SHORT PROBLEM. A precise retyping is required of every line from the one containing "What D3.js code" down to the one containing "var yTicks = [0, 0.01, 0.02, 0.03, 0.04, 0.05, 0.06];", both included, and of no other line.

DATA FOR PROCESSING.

● ● ●

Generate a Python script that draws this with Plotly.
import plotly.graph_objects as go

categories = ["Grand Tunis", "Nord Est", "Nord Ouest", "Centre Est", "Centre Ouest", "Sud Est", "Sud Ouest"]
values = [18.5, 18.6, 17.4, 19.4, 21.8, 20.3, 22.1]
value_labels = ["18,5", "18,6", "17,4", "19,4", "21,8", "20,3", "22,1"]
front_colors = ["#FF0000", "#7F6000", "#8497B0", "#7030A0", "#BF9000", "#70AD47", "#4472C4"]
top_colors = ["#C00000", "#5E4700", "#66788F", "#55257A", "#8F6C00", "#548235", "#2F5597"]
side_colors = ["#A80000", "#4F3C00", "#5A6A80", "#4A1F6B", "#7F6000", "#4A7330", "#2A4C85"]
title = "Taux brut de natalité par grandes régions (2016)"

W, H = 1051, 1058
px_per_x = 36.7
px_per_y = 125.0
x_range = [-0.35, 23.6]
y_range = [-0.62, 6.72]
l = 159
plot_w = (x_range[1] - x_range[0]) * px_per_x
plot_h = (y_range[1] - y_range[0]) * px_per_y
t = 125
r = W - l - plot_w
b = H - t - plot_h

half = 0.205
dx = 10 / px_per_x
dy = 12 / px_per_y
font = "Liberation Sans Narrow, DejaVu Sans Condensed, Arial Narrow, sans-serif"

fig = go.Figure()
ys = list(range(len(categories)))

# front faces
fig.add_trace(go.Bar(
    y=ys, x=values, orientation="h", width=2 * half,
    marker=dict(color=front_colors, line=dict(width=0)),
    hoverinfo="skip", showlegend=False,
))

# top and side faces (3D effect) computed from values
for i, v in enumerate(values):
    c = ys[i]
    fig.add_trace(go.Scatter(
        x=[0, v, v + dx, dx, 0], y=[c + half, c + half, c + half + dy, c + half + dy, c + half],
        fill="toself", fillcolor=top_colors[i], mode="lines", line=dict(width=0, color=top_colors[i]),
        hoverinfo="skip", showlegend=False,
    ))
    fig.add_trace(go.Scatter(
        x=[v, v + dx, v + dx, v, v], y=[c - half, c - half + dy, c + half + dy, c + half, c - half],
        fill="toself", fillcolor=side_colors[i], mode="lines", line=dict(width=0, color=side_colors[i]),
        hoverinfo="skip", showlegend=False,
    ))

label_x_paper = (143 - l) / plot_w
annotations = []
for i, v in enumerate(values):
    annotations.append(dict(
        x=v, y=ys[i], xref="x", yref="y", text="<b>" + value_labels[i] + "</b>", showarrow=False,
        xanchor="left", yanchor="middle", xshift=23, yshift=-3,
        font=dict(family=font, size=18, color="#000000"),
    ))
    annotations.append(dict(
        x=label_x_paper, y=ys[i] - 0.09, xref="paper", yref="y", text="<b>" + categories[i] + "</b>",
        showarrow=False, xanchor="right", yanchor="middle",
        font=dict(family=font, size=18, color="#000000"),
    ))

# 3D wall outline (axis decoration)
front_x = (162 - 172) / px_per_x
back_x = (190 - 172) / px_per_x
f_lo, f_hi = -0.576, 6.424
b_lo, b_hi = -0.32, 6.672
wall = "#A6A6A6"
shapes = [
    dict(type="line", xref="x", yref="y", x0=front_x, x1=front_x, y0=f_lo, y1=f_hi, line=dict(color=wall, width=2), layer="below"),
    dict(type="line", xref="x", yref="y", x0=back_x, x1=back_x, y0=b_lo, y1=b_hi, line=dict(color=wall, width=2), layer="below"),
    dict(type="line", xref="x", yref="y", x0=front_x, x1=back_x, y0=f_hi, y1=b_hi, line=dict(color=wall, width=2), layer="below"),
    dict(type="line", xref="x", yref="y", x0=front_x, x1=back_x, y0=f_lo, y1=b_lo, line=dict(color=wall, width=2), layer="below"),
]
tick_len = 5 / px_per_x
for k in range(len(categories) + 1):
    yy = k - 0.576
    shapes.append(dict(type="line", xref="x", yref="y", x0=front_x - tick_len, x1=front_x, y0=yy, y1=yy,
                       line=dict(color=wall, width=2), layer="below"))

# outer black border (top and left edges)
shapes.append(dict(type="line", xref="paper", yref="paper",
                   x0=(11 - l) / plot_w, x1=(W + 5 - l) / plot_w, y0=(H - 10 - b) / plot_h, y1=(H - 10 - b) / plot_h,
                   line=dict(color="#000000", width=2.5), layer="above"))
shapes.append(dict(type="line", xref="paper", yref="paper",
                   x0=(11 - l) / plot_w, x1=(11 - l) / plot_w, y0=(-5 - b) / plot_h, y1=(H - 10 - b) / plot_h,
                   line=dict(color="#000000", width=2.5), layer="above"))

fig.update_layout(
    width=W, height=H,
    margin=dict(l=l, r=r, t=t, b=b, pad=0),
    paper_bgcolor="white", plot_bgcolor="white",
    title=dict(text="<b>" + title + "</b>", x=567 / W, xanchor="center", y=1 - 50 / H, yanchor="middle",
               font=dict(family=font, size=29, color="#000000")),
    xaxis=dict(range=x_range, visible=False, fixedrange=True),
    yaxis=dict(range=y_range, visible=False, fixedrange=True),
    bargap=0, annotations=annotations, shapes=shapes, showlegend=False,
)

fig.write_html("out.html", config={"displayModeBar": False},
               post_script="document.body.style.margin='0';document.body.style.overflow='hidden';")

● ● ●

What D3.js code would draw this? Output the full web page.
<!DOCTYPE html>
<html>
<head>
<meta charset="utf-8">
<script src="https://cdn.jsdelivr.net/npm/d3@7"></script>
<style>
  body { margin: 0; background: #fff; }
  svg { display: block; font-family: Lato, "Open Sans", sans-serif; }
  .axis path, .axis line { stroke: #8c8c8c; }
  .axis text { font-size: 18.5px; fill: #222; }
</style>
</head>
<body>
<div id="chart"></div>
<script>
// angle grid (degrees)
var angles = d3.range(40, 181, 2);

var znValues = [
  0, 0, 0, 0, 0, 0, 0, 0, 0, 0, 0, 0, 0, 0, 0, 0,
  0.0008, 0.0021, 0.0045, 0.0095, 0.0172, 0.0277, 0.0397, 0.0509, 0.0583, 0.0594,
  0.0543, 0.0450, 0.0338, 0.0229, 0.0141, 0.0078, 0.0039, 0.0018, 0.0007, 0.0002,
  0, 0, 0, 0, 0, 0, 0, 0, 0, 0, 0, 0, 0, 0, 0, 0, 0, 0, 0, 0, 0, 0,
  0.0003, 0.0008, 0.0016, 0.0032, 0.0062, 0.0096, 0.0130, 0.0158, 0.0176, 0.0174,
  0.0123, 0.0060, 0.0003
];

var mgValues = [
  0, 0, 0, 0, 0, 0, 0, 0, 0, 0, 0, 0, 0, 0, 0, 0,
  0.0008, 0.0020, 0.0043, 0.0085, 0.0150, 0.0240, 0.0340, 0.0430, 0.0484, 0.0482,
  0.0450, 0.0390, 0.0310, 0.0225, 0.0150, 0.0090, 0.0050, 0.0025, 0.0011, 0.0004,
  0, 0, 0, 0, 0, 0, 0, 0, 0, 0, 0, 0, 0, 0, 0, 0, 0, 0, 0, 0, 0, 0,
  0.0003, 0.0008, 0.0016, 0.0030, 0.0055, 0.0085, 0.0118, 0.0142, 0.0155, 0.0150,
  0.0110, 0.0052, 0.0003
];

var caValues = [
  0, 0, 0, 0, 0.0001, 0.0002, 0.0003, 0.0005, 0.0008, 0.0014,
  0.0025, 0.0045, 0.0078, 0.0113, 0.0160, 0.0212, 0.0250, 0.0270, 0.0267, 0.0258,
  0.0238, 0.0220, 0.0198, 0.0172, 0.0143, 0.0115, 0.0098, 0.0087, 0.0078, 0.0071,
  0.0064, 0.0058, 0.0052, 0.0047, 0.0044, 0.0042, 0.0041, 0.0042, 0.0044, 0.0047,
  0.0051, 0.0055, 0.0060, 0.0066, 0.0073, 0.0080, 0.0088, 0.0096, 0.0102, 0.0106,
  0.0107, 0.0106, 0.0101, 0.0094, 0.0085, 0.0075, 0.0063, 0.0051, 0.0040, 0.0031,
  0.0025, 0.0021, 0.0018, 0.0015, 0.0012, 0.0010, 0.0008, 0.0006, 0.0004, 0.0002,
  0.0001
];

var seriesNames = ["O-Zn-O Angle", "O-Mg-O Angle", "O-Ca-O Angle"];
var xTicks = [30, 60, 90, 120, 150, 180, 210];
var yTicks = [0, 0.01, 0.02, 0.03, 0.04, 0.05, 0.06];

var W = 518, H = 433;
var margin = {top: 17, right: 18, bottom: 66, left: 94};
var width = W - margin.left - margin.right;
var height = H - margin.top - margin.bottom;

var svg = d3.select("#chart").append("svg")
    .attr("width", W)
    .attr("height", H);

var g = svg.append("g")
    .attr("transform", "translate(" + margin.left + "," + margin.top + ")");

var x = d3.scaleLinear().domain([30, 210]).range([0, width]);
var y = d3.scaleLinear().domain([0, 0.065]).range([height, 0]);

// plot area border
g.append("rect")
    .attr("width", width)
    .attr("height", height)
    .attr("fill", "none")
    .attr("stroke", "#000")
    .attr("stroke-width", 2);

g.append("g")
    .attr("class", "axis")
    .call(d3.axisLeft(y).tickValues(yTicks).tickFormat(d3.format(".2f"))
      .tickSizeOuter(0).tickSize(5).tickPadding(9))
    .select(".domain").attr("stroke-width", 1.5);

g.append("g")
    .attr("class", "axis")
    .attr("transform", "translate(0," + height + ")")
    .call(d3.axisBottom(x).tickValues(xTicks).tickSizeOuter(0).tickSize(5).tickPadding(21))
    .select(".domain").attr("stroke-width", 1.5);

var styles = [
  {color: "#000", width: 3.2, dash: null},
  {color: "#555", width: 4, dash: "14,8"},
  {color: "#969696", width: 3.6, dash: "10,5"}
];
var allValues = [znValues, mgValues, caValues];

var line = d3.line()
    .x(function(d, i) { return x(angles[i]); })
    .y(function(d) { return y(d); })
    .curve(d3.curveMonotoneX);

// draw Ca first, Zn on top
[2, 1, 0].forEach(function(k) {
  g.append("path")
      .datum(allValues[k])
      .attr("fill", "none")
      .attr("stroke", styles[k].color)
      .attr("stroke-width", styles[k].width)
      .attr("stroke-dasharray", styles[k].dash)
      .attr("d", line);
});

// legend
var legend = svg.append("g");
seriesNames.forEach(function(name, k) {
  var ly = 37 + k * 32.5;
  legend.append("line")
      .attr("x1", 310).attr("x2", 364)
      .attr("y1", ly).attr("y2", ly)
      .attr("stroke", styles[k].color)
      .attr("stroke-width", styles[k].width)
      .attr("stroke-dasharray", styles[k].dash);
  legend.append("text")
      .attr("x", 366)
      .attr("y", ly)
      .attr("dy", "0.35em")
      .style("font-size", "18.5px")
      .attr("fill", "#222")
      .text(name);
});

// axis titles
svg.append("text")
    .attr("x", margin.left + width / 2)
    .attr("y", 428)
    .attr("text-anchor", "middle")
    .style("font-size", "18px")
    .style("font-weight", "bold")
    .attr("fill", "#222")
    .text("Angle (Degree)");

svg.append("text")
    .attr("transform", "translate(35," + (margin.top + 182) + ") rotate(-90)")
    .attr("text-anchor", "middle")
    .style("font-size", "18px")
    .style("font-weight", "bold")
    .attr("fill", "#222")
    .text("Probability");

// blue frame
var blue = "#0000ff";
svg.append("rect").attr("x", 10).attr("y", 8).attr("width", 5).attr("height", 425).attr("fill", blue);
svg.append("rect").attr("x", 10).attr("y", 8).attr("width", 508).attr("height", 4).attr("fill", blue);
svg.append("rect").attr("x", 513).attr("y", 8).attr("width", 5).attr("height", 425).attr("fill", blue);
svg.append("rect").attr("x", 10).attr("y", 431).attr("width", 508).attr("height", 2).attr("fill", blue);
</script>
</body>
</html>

● ● ●

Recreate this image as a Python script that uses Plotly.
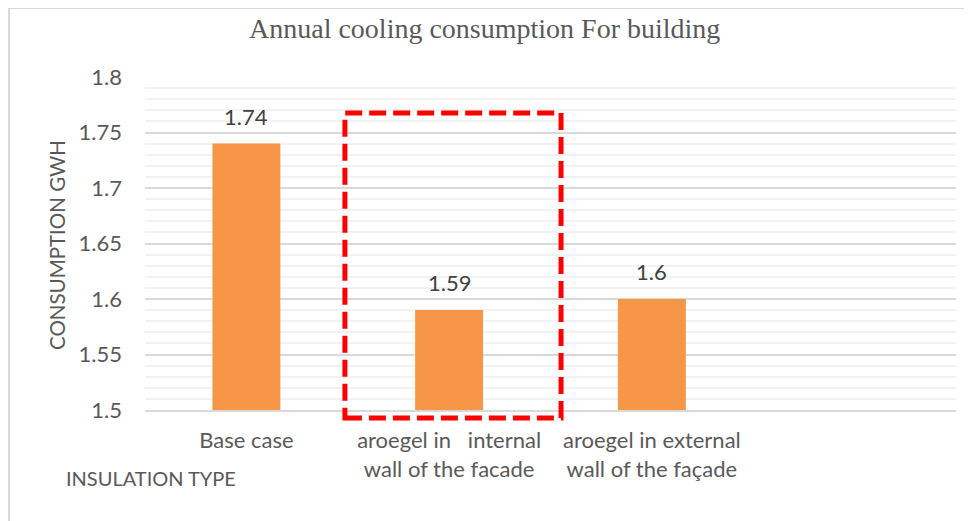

● ● ●

OUTPUT FOR THIS TASK.
What D3.js code would draw this? Output the full web page.
<!DOCTYPE html>
<html>
<head>
<meta charset="utf-8">
<script src="https://cdn.jsdelivr.net/npm/d3@7"></script>
<style>
  body { margin: 0; background: #fff; }
  svg { display: block; font-family: Lato, "Open Sans", sans-serif; }
  .axis path, .axis line { stroke: #8c8c8c; }
  .axis text { font-size: 18.5px; fill: #222; }
</style>
</head>
<body>
<div id="chart"></div>
<script>
// angle grid (degrees)
var angles = d3.range(40, 181, 2);

var znValues = [
  0, 0, 0, 0, 0, 0, 0, 0, 0, 0, 0, 0, 0, 0, 0, 0,
  0.0008, 0.0021, 0.0045, 0.0095, 0.0172, 0.0277, 0.0397, 0.0509, 0.0583, 0.0594,
  0.0543, 0.0450, 0.0338, 0.0229, 0.0141, 0.0078, 0.0039, 0.0018, 0.0007, 0.0002,
  0, 0, 0, 0, 0, 0, 0, 0, 0, 0, 0, 0, 0, 0, 0, 0, 0, 0, 0, 0, 0, 0,
  0.0003, 0.0008, 0.0016, 0.0032, 0.0062, 0.0096, 0.0130, 0.0158, 0.0176, 0.0174,
  0.0123, 0.0060, 0.0003
];

var mgValues = [
  0, 0, 0, 0, 0, 0, 0, 0, 0, 0, 0, 0, 0, 0, 0, 0,
  0.0008, 0.0020, 0.0043, 0.0085, 0.0150, 0.0240, 0.0340, 0.0430, 0.0484, 0.0482,
  0.0450, 0.0390, 0.0310, 0.0225, 0.0150, 0.0090, 0.0050, 0.0025, 0.0011, 0.0004,
  0, 0, 0, 0, 0, 0, 0, 0, 0, 0, 0, 0, 0, 0, 0, 0, 0, 0, 0, 0, 0, 0,
  0.0003, 0.0008, 0.0016, 0.0030, 0.0055, 0.0085, 0.0118, 0.0142, 0.0155, 0.0150,
  0.0110, 0.0052, 0.0003
];

var caValues = [
  0, 0, 0, 0, 0.0001, 0.0002, 0.0003, 0.0005, 0.0008, 0.0014,
  0.0025, 0.0045, 0.0078, 0.0113, 0.0160, 0.0212, 0.0250, 0.0270, 0.0267, 0.0258,
  0.0238, 0.0220, 0.0198, 0.0172, 0.0143, 0.0115, 0.0098, 0.0087, 0.0078, 0.0071,
  0.0064, 0.0058, 0.0052, 0.0047, 0.0044, 0.0042, 0.0041, 0.0042, 0.0044, 0.0047,
  0.0051, 0.0055, 0.0060, 0.0066, 0.0073, 0.0080, 0.0088, 0.0096, 0.0102, 0.0106,
  0.0107, 0.0106, 0.0101, 0.0094, 0.0085, 0.0075, 0.0063, 0.0051, 0.0040, 0.0031,
  0.0025, 0.0021, 0.0018, 0.0015, 0.0012, 0.0010, 0.0008, 0.0006, 0.0004, 0.0002,
  0.0001
];

var seriesNames = ["O-Zn-O Angle", "O-Mg-O Angle", "O-Ca-O Angle"];
var xTicks = [30, 60, 90, 120, 150, 180, 210];
var yTicks = [0, 0.01, 0.02, 0.03, 0.04, 0.05, 0.06];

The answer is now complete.